Il fatto è che "autonomia" e "libertà" in questo caso non sono affatto sinonimi. Il discrimine sta nella natura e nella portata del "Progetto educativo d'istituto" (PEI), ossia del documento in cui ogni scuola dovrà esprimere le proprie specifiche scelte didattiche: obiettivi e progetti formativi, strumenti per la loro realizzazione. Che cosa comporta che una scuola pubblica adotti un proprio indirizzo educativo-didattico? Per definizione in una scuola pubblica possono ritrovarsi insegnanti di orientamenti didattico-pedagogici diversi (didattico-pedagogici, dico: quella delle diversità politiche o religiose è in parte altra questione). Così, è fisiologico che in un singolo istituto nella fase di elaborazione del PEI vengano avanzate proposte di scelte didattiche differenti, sia da parte degli insegnanti, sia - anche come richiesta di opzione - da parte di studenti e famiglie. La legge sull'autonomia può essere formulata in due modi opposti. In modo che sia consentito a una maggioranza degli insegnanti, o

addirittura delle "componenti", di definire e adottare gli obiettivi formativi e i metodi "della scuola", con l'obbligo per le eventuali minoranze di farli propri; ovvero, può porre con nettezza il vincolo per cui, ove richiesto, e naturalmente nei limiti delle possibilità materiali, un PEI possa essere anche "plurale", ossia presentare un arco di "proposte formative" differenti. Differenti per obiettivi e per modi di perseguirli. E in tal caso la legge dovrebbe favorire una ragionevole mobilità degli insegnanti, all'interno degli istituti o tra diversi istituti, per rendere possibile l'attuazione di tali diversi progetti; come dovrebbe parimenti consentire a studenti o famiglie di scegliere tra le diverse proposte.

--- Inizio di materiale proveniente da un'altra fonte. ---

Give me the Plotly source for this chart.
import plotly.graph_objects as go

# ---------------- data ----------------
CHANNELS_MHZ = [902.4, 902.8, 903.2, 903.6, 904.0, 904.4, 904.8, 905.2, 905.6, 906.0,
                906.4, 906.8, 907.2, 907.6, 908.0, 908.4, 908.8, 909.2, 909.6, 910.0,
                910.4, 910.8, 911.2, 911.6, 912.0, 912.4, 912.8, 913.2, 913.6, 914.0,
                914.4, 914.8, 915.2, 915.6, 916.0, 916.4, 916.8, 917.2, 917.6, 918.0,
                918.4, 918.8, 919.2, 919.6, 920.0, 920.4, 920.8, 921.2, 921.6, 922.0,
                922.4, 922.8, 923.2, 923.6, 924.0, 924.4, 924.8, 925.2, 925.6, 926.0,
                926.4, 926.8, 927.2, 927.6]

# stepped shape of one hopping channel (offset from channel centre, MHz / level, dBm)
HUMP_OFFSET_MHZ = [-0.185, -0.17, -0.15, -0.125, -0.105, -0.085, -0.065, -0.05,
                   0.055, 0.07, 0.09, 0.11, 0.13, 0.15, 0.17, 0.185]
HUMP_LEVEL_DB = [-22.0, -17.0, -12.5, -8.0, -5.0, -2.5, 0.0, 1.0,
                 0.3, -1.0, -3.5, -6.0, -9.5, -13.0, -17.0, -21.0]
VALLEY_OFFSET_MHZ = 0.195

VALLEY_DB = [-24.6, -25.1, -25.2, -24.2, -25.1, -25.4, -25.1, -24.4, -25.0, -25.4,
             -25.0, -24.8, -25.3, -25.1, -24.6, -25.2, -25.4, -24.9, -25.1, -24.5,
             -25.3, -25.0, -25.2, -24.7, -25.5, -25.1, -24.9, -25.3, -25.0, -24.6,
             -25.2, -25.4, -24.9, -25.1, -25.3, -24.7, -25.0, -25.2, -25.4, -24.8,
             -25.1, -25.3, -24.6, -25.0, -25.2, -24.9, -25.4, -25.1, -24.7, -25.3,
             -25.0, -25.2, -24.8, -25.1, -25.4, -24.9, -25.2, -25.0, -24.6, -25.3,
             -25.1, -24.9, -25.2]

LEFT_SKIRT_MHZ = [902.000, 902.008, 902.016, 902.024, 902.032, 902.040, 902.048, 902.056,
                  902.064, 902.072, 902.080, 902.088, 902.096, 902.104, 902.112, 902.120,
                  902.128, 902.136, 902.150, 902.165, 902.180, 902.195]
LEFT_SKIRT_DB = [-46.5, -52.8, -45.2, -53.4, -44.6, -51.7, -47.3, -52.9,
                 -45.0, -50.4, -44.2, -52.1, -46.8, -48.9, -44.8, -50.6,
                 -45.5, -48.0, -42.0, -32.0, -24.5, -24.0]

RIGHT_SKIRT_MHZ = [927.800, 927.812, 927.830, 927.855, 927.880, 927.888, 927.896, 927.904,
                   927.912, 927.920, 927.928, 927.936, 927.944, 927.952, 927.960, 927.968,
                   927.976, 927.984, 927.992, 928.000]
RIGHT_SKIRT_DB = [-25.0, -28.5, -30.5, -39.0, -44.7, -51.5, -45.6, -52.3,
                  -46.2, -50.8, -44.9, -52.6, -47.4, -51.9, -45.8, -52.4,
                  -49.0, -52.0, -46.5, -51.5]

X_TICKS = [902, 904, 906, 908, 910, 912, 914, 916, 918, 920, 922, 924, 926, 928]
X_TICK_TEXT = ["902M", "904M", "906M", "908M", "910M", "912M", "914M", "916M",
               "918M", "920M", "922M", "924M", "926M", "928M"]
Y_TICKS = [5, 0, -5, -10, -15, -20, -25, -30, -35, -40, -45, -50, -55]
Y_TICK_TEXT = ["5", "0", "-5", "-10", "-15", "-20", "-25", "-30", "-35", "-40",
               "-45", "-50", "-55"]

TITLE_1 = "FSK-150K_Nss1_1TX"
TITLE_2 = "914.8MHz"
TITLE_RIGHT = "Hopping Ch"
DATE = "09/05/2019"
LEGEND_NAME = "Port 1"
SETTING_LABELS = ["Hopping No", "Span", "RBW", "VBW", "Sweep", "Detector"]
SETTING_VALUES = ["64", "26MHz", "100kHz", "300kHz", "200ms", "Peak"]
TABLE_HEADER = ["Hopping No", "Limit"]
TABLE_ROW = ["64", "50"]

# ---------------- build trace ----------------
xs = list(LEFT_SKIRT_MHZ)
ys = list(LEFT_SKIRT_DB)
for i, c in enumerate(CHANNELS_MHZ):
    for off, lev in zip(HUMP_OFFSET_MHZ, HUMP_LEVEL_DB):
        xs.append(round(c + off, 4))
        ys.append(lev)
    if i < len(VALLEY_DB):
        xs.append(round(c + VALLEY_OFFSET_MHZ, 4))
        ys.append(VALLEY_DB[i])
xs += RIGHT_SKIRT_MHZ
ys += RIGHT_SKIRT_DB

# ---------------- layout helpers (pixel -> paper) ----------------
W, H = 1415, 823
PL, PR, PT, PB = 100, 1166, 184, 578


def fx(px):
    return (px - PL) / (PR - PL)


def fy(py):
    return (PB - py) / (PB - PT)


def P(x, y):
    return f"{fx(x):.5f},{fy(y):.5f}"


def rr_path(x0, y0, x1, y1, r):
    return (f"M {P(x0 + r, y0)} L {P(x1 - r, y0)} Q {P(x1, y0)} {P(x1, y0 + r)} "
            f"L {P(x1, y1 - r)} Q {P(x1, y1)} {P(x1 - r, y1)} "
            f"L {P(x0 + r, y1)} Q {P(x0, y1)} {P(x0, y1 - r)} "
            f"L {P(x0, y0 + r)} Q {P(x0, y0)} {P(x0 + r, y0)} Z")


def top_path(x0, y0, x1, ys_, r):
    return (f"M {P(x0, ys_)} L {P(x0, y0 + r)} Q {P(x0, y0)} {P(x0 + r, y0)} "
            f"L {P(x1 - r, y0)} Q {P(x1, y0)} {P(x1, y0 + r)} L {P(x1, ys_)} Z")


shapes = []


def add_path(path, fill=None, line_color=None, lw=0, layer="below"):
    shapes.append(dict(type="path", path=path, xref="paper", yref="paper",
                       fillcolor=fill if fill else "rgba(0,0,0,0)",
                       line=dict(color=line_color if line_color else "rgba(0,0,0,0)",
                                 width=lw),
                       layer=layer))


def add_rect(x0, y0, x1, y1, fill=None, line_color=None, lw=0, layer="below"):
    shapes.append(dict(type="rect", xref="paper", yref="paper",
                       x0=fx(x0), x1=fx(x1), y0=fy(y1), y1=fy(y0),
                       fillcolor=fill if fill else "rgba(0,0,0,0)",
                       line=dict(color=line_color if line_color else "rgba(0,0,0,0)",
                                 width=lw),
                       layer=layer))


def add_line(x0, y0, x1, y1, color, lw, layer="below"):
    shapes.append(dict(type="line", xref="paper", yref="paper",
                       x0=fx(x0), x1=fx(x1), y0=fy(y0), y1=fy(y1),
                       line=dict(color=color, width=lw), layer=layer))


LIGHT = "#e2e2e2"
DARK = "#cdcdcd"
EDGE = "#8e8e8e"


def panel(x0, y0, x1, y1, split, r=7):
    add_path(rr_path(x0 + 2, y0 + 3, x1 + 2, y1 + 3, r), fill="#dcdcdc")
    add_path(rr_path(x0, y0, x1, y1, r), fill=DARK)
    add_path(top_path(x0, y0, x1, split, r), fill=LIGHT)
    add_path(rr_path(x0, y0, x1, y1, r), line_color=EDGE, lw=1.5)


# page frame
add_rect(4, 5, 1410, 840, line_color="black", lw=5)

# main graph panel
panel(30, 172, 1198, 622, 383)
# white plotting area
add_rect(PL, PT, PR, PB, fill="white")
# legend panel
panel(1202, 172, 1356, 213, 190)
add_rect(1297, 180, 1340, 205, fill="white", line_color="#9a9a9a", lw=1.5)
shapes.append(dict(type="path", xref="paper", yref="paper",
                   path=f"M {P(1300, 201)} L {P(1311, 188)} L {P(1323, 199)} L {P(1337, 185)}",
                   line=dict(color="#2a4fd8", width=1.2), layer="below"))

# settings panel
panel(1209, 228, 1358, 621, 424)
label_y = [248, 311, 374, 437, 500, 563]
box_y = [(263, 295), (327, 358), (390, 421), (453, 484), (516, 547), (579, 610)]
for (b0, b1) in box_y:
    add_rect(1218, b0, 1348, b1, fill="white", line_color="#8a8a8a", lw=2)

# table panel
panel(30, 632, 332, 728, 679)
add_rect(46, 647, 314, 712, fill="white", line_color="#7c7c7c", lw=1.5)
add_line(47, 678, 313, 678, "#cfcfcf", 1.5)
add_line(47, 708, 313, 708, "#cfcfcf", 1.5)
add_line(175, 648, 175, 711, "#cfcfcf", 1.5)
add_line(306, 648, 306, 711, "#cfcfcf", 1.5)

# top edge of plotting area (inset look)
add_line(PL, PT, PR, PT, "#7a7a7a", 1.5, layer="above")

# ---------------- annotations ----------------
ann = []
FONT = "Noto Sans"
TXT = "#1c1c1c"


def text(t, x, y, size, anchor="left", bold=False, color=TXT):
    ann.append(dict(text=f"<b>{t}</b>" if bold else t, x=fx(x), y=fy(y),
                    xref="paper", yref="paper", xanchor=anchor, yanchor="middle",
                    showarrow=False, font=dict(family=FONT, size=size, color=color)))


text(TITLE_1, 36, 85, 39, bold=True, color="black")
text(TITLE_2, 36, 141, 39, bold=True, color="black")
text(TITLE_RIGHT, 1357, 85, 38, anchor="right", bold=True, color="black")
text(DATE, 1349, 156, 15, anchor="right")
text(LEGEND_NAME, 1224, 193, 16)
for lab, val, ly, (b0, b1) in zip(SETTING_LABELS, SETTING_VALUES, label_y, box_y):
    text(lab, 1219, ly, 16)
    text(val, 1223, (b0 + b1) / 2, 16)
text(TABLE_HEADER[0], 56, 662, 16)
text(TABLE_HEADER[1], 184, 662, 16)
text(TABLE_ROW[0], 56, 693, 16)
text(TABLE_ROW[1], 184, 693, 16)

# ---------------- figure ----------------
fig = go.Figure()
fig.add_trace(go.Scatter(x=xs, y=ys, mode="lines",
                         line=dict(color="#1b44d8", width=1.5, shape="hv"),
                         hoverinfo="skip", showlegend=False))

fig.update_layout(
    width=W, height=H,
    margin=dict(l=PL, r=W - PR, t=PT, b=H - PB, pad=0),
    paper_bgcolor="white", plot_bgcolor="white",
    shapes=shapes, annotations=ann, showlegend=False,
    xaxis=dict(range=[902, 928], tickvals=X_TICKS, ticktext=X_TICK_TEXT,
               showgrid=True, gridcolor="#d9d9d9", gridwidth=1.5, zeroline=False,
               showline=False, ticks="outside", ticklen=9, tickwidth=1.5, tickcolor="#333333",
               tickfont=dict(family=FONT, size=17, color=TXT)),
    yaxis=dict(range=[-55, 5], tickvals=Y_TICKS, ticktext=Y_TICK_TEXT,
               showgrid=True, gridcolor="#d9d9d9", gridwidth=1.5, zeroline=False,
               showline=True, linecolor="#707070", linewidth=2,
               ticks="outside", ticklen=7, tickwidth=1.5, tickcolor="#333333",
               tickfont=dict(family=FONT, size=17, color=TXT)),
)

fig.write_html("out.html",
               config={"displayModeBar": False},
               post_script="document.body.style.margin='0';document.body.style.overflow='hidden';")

Tra queste due impostazioni dell'autonomia, è evidente, la differenza è come fra il giorno e la notte. La prima - quella per cui ogni scuola avrebbe una sua linea uniforme - configura un'autonomia da soviet, una radicale restrizione della libertà di insegnamento per chi nella scuola si trovi in minoranza: è molto più pesante la pressione di una maggioranza ostile di colleghi che quella "lontana" di un provveditore o di un ministro. La seconda porrebbe finalmente il principio della libertà di insegnamento e del libero confronto tra ipotesi educative a fondamento di una scuola che diverrebbe così, per la prima volta, non "di stato" ma davvero "pubblica".

Qui, dicevo, è alla prova il grado di liberalismo della politica scolastica del governo e delle opposizioni. Prima che sul tema della scuola privata. Se certo è necessario, modificando l'art.33 della Costituzione, cambiare le cose in quel campo, è indubbio comunque che ancora a lungo la maggioranza degli italiani continuerà a rivolgersi prioritariamente alla scuola pubblica; innanzitutto lì, dunque, va promossa e tutelata la libertà di educazione, se è questa che si ha a cuore prima che le ragioni e gli interessi delle scuole cattoliche. Potrò allora esprimere la mia preoccupazione perché nessuna forza politica finora ha sollevato come centrali questi problemi, salvo noi Riformatori (che, voglio ricordarlo, contro un'analoga violazione della libertà di insegnamento abbiamo promosso il referendum sull'obbligatorietà del "modulo dei tre insegnanti" nelle elementari)? Potrò ricordare che, con bella unanimità, tutti i progetti di autonomia presentati dai ministri variamente democristiani succedutisi dal 1993

a oggi hanno ignorato il problema della tutela delle minoranze?